Smith sighed. “Doctor, I had to sink that ship. They were signalling and they got a reply. I had to.”
Albrecht said, “The surgeon’s knife.” And: “You’re still certain that these cruisers —”
He stopped. Smith’s weary grin stopped him. “If I say that they are after us, that they are sailing ten thousand miles to hunt us, you’ll think I’m mad.” He reached out and took the brandy and sipped at it and sighed. Albrecht saw in that weary smile a deal to frighten him but no madness at all. Smith said, “Because this ship can offer them a smashing victory, and then they can annihilate British shipping along this coast and that will draw forces to hunt them, not just from the West Indies but from the Atlantic and, Scapa Flow. It will take a lot of ships to track them down and ships of force to deal with them. At best they can lengthen the war and at worst they can, by weakening the Grand Fleet, win it. But first they sink this ship.” Smith drained the glass and handed it back to a staring Albrecht. “Goodnight, Doctor. And if you can’t sleep, try a drop of brandy. It’s all the thing.”
But left alone, Smith did not smile. The brandy had warmed him, burning down into his stomach. His body was exhausted but his mind was only too active. He closed his eyes and saw them coming up over the rim of the horizon, murderous.
‘Distant.’
The signals had been distant. That might mean a hundred miles or more or even, flukily, a thousand; but surely not so far in these conditions.
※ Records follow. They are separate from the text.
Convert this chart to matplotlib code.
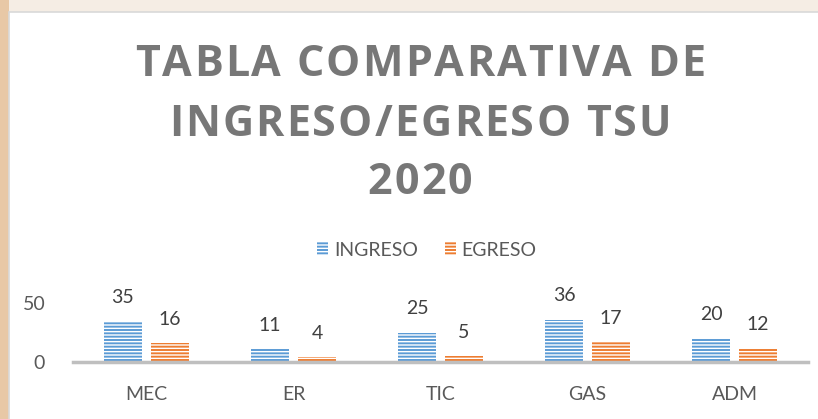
import matplotlib
matplotlib.use('Agg')

import numpy as np
import matplotlib.pyplot as plt
from matplotlib.patches import Patch, Rectangle
from matplotlib.font_manager import FontProperties, findfont, get_font

# -------------------------
# Data
# -------------------------
categories = ['MEC', 'ER', 'TIC', 'GAS', 'ADM']
ingreso = [35, 11, 25, 36, 20]
egreso = [16, 4, 5, 17, 12]
series_names = ['INGRESO', 'EGRESO']
yticks = [0, 50]
title_lines = ['TABLA COMPARATIVA DE', 'INGRESO/EGRESO TSU', '2020']

blue = '#5B9BD5'
orange = '#ED7D31'
text_gray = '#595959'

plt.rcParams['hatch.color'] = 'white'
plt.rcParams['hatch.linewidth'] = 1.0
plt.rcParams['font.family'] = ['Lato', 'DejaVu Sans']

W, H = 818, 419
fig = plt.figure(figsize=(W / 100, H / 100), dpi=100)
fig.patch.set_facecolor('#f5ede4')

# decorative strip on the left, then the white chart frame
fig.add_artist(Rectangle((0, 0), 9 / W, 1, transform=fig.transFigure,
                         facecolor='#e8c8a6', edgecolor='none', zorder=0))
fig.add_artist(Rectangle((9 / W, -0.01), 1, 1 - 12 / H + 0.01,
                         transform=fig.transFigure, facecolor='white',
                         edgecolor='#d9d9d9', linewidth=1.2, zorder=0))

# -------------------------
# Axes
# -------------------------
ax = fig.add_axes([73 / W, (H - 362) / H, 735 / W, 59 / H])
ax.set_facecolor('none')
x = np.arange(len(categories))
bw = 0.26
off = 0.16

b1 = ax.bar(x - off, ingreso, bw, color=blue, hatch='-----', linewidth=0)
b2 = ax.bar(x + off, egreso, bw, color=orange, hatch='-----', linewidth=0)

for bars, vals in ((b1, ingreso), (b2, egreso)):
    for r, v in zip(bars, vals):
        ax.annotate(str(v), (r.get_x() + r.get_width() / 2, v),
                    xytext=(0, 17), textcoords='offset points',
                    ha='center', va='center', fontsize=14,
                    color='#404040', annotation_clip=False)

ax.set_xlim(-0.5, len(categories) - 0.5)
ax.set_ylim(0, 50)
ax.set_yticks(yticks)
ax.set_xticks(x)
ax.set_xticklabels(categories)
for s in ('top', 'right', 'left'):
    ax.spines[s].set_visible(False)
ax.spines['bottom'].set_color('#BFBFBF')
ax.spines['bottom'].set_linewidth(2.5)
ax.tick_params(length=0, labelsize=14, labelcolor=text_gray)
ax.tick_params(axis='x', pad=17)
ax.tick_params(axis='y', pad=20)

# -------------------------
# Title, drawn letter by letter to get the wide tracking
# -------------------------
tsize = 31
tprop = FontProperties(family='Open Sans', weight='bold', size=tsize)
tfont = get_font(findfont(tprop))
tfont.set_size(tsize, 100)


def advances(s):
    return [tfont.load_char(ord(c)).linearHoriAdvance / 65536 for c in s]


# tracking chosen so the first line spans about 570 px
a0 = advances(title_lines[0])
track = (570 - sum(a0)) / (len(title_lines[0]) - 1)

cx = 420
for line, cy in zip(title_lines, [65, 124, 182]):
    adv = advances(line)
    total = sum(adv) + track * (len(line) - 1)
    xpos = cx - total / 2
    for c, a in zip(line, adv):
        fig.text((xpos + a / 2) / W, 1 - cy / H, c, ha='center', va='center',
                 fontproperties=tprop, color='#777777')
        xpos += a + track

# -------------------------
# Legend
# -------------------------
handles = [Patch(facecolor=blue, hatch='-----', linewidth=0),
           Patch(facecolor=orange, hatch='-----', linewidth=0)]
fig.legend(handles, series_names, loc='center', ncol=2, frameon=False,
           bbox_to_anchor=(427 / W, 1 - 250 / H), fontsize=14,
           labelcolor=text_gray, handlelength=0.55, handleheight=0.65,
           handletextpad=0.3, columnspacing=1.4)

plt.savefig('out.png', dpi=100, facecolor=fig.get_facecolor())
plt.close()
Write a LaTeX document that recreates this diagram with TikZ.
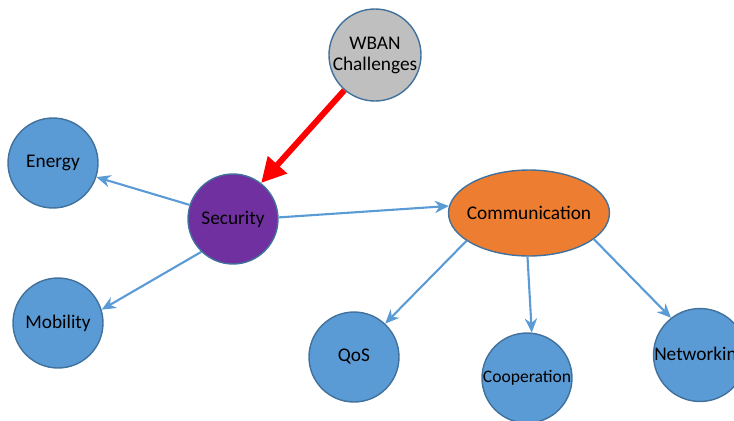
\documentclass[tikz,border=0pt]{standalone}
\usepackage{fontspec}
\setmainfont{Carlito}
\usepackage{tikz}
\usetikzlibrary{arrows.meta,positioning,shapes.geometric}

\definecolor{nodeblue}{HTML}{5B9BD5}
\definecolor{rimblue}{HTML}{41719C}
\definecolor{wbangray}{HTML}{BFBFBF}
\definecolor{secpurple}{HTML}{7030A0}
\definecolor{comorange}{HTML}{ED7D31}

\begin{document}
\begin{tikzpicture}[x=0.02cm,y=-0.02cm]
	\tikzset{topic/.style={circle,draw=rimblue,line width=0.8pt,fill=nodeblue,minimum size=1.8cm,inner sep=0pt,font=\fontsize{11}{13}\selectfont},
		link/.style={draw=nodeblue,line width=1.2pt,-{Stealth[length=8pt,width=7pt]}}}
	\useasboundingbox (0,0) rectangle (734,420);
	\node[topic,fill=wbangray,align=center] (wban) at (375,55) {WBAN\\[-1pt]Challenges};
	\node[topic] (energy) at (53,163) {Energy};
	\node[topic,fill=secpurple] (security) at (233,219) {Security};
	\node[topic] (mobility) at (58,323) {Mobility};
	\node[topic,ellipse,fill=comorange,inner xsep=-3pt,minimum width=3.2cm,minimum height=1.72cm] (comm) at (529,213) {Communication};
	\node[topic] (qos) at (354,357) {QoS};
	\node[topic,font=\fontsize{10}{12}\selectfont] (coop) at (527,378) {Cooperation};
	\node[topic] (net) at (700,355) {Networking};
	\path
		(security.162) edge[link] (energy.342)
		(security.226) edge[link] (mobility.17)
		(security.2) edge[link] (comm.175)
		(comm.204) edge[link] (qos.47)
		(comm.268) edge[link] (coop.84)
		(comm.338) edge[link] (net.128);
	\draw[red,line width=3.4pt,-{Triangle[length=14pt,width=14pt]}] (wban.229) -- (security.52);
\end{tikzpicture}
\end{document}
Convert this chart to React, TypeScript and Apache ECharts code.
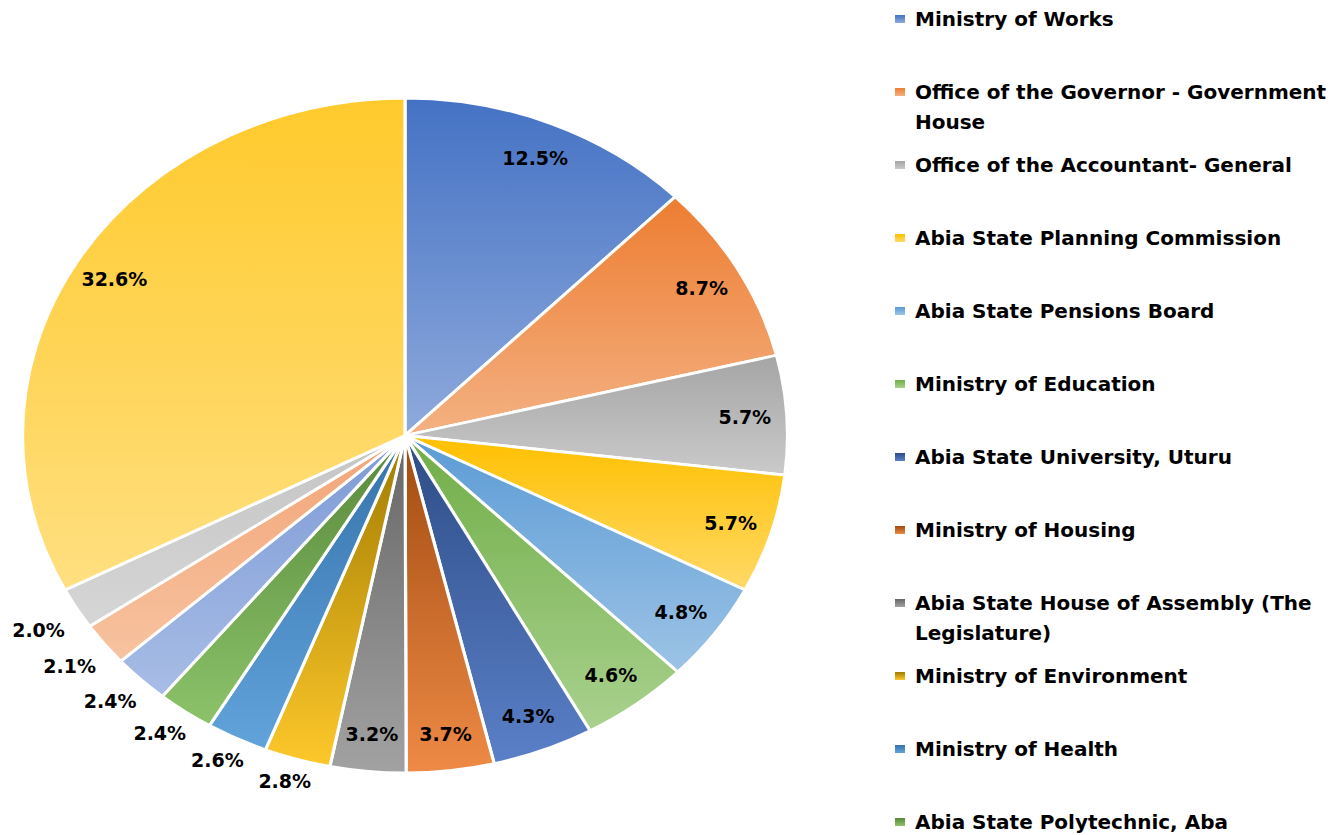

No.
A ‘distant’ signal that the men on Thunder’s wireless thought might be Telefunken. It was still not evidence of the presence of a German ship, let alone two warships. Garrick and the rest did not believe in their existence while Albrecht? He — was uncertain now.
Smith was certain.
On the bridge, Aitkyne said quietly to Garrick, “What chance that our wild man may be right? After that wireless report? Thousand to one against?”
Garrick grimaced and shook his head. He muttered, “And if he’s wrong we’ve just been witnesses to murder. Or accessories to it. By God, after the things he’s done he’d better be right!”